Combinatorics is what BSM is most renowned for. For decades Budapest has been the mathematics hub of the world, especially for combinatorics. Paul Erdős, the greatest mathematician of the twentieth century, revolutionized the field of combinatorics; by the way, he was one of the founders of BSM.
Combinatorics is the mathematics of arrangements of things. An example of a fact from combinatorics is "The number of ways to tile a 2-by-n board with dominoes is given by the nth Fibonacci number." Another example is that there are no more than five regular (Platonic) solids.
I took a combinatorics class at my college last year, and I absolutely loved it to bits; thus I am taking a level-2 combinatorics class here in Budapest. The class focuses on hypergraphs: things that are like graphs, except that each edge, rather than consisting of two points, can be a set of any number of points. In the course of studying hypergraphs, other topics also come up.
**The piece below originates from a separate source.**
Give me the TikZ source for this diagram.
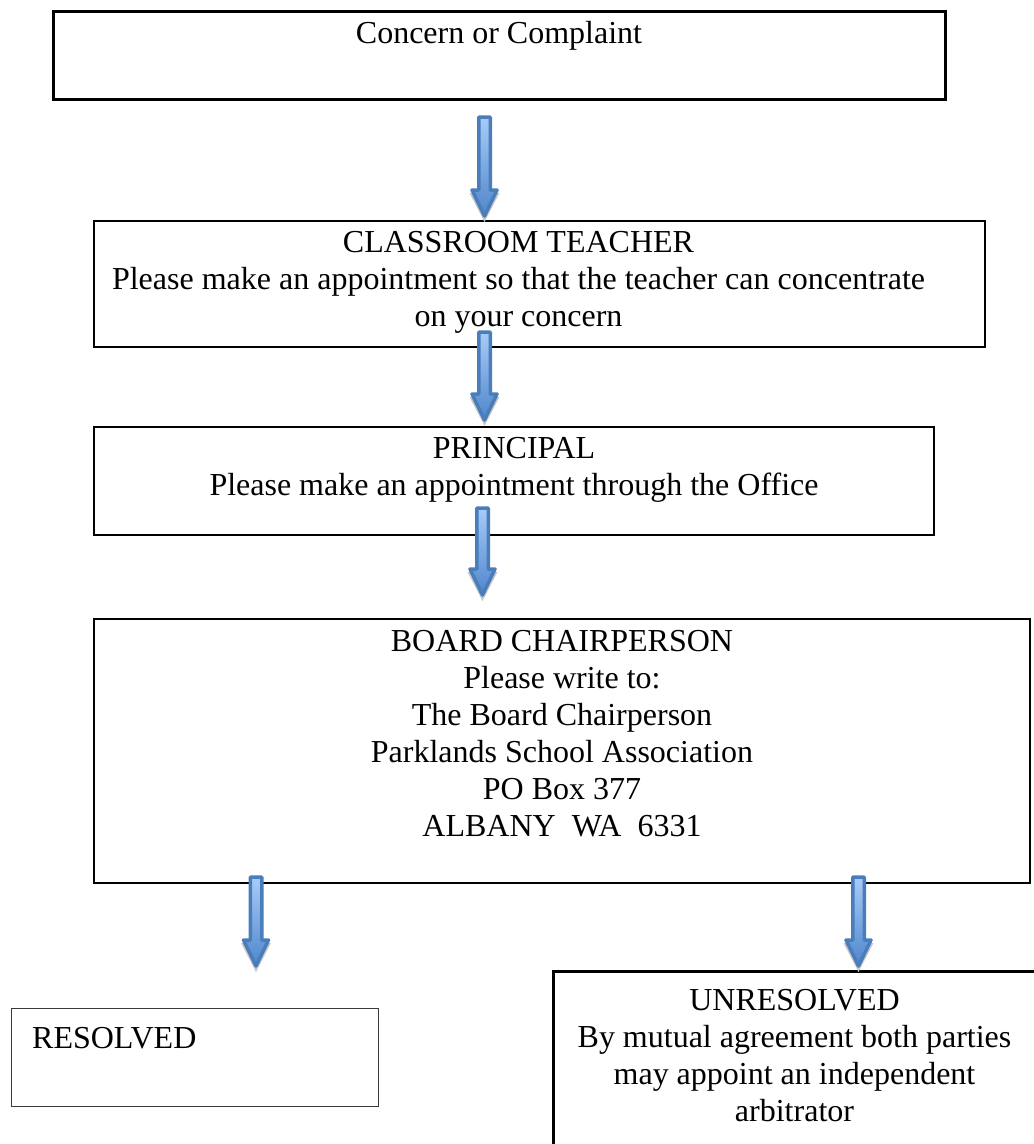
\documentclass[tikz,border=0pt]{standalone}
\usepackage{fontspec}
\setmainfont{Liberation Serif}
\usetikzlibrary{calc}
\definecolor{arrborder}{HTML}{4A7EBB}
\definecolor{arrlight}{HTML}{A8CBF8}
\definecolor{arrdark}{HTML}{4F86CC}
\definecolor{shadowgray}{HTML}{C8C8C8}
\definecolor{resgray}{HTML}{3A3A3A}
\tikzset{
  box/.style={draw, line width=2.2pt, inner sep=0pt, outer sep=0pt},
  txt/.style={inner sep=0pt, align=center, font=\fontsize{32}{37}\selectfont},
  arrowbody/.style={draw=arrborder, line width=3.5pt, line join=round, top color=arrlight, bottom color=arrdark},
}
\newcommand{\blockarrow}[2]{%
  \fill[shadowgray] let \p1=(#1), \p2=(#2) in
    (\x1-6pt,\y1-4pt) -- (\x1+6pt,\y1-4pt) -- (\x1+6pt,\y2+25pt) -- (\x1+15pt,\y2+25pt)
    -- (\x1,\y2-4pt) -- (\x1-15pt,\y2+25pt) -- (\x1-6pt,\y2+25pt) -- cycle;
  \path[arrowbody] let \p1=(#1), \p2=(#2) in
    (\x1-5.75pt,\y1) -- (\x1+5.75pt,\y1) -- (\x1+5.75pt,\y2+28pt) -- (\x1+12.5pt,\y2+28pt)
    -- (\x1,\y2+2pt) -- (\x1-12.5pt,\y2+28pt) -- (\x1-5.75pt,\y2+28pt) -- cycle;
}
\begin{document}
\begin{tikzpicture}[x=1pt,y=-1pt]
\useasboundingbox (0,0) rectangle (1034,1144);
\clip (0,0) rectangle (1034,1144);

% boxes
\node[box, line width=3pt, minimum width=892pt, minimum height=88pt] (b1) at (499,55) {};
\node[box, minimum width=891pt, minimum height=126pt] (b2) at (539.5,284) {};
\node[box, minimum width=840pt, minimum height=108pt] (b3) at (514,481) {};
\node[box, minimum width=936pt, minimum height=264pt] (b4) at (562,751) {};
\node[box, draw=resgray, line width=1.6pt, minimum width=367pt, minimum height=98pt] (b5) at (195,1057.5) {};
\node[box, minimum width=600pt, minimum height=300pt, anchor=north west] (b6) at (553.5,971.5) {};

% texts
\node[txt, anchor=north] (t1) at (499,21.5) {Concern or Complaint};
\node[txt, anchor=north] (t2) at (518.5,231) {CLASSROOM TEACHER\\Please make an appointment so that the teacher can concentrate\\on your concern};
\node[txt, anchor=north] (t3) at (514,437) {PRINCIPAL\\Please make an appointment through the Office};
\node[txt, anchor=north] (t4) at (562,630) {BOARD CHAIRPERSON\\Please write to:\\The Board Chairperson\\Parklands School Association\\PO Box 377\\ALBANY\ \ WA\ \ 6331};
\node[txt, anchor=north west] (t5) at (32,1027) {RESOLVED};
\node[txt, anchor=north] (t6) at (794.5,989) {UNRESOLVED\\By mutual agreement both parties\\may appoint an independent\\arbitrator};

% arrow anchor points
\coordinate (a1s) at (484.5,117);
\coordinate (a1e) at (484.5,218);
\coordinate (a2s) at (484.5,332);
\coordinate (a2e) at (484.5,422);
\coordinate (a3s) at (482.5,508);
\coordinate (a3e) at (482.5,597);
\coordinate (a4s) at (256,877);
\coordinate (a4e) at (256,968);
\coordinate (a5s) at (858.5,877);
\coordinate (a5e) at (858.5,968);

\blockarrow{a1s}{a1e}
\blockarrow{a2s}{a2e}
\blockarrow{a3s}{a3e}
\blockarrow{a4s}{a4e}
\blockarrow{a5s}{a5e}
\end{tikzpicture}
\end{document}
One of my favorite topics was the following: Given a set of n objects, consider the subsets of size k, and partition them into families so that, within each family, every pair of subsets has an object in common. What is the smallest number of families for which this is possible? This is known as the Kneser problem. This can be stated in terms of hypergraphs, and also in terms of traditional graphs. It turns out that the answer is n–2k+2, but proving it is not easy. The proof takes a huge detour into the land of topology, considering the n objects as points on a sphere and covering the sphere with the subset families. Or something.
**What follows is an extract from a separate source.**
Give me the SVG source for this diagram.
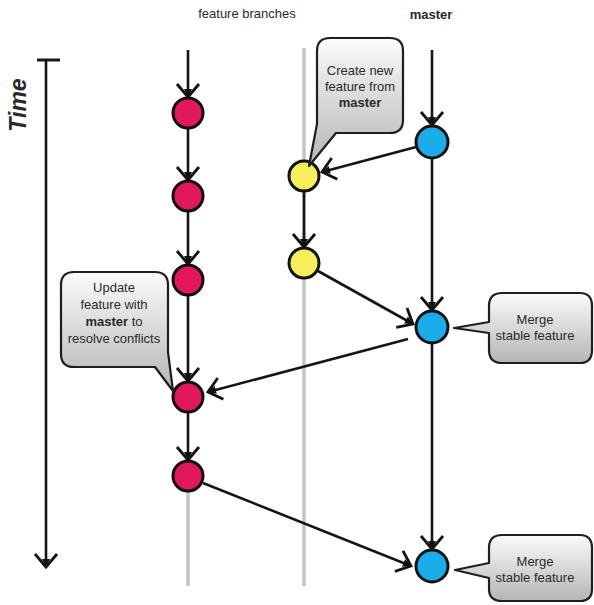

Another topic I especially liked was the probability method. This method, pioneered by Erdős, is used to prove the existence of a given kind of structure. Using principles from probability, you show that the probability of a random structure being of the desired type is greater than zero; this means that at least one such structure must exist. For example, Erdős used the probability method to prove the existence of a certain edge-coloring on the complete graph. [More specifically, this gave a lower bound for the Ramsey number R(n).] In general, the flaw of this method is that it cannot construct the thing for you; it can only tell you that it exists somewhere.
2 comments:
Do you have a finite Erdos number now as a result of BSM? (Or did you already? I can't remember).
Also, I read some mathematician somewhere suggesting that now that Fermat's Last Theorem has been (inelegantly, but still) proved, authors should use finding Ramsey numbers as the generic "impossible mathematical feat".
In order to have a finite Erdős number, it is necessary to have published a paper with someone with a finite Erdős number. I have not done this; I am not doing any research in BSM, only taking classes.
Erdős may have been the first to use Ramsey numbers as an example of an impossible mathematical feat. There is a story that Erdős famously told: If an "evil spirit" comes and promises to destroy the earth unless humanity gives him the fifth Ramsey number, then our best course of action will be to organize all of our mathematicians, computer scientists, and anyone else who can help come up with the number. If, on the other hand, the spirit asks for the sixth Ramsey number, then our best choice will be to develop our military technology and try to destroy the spirit.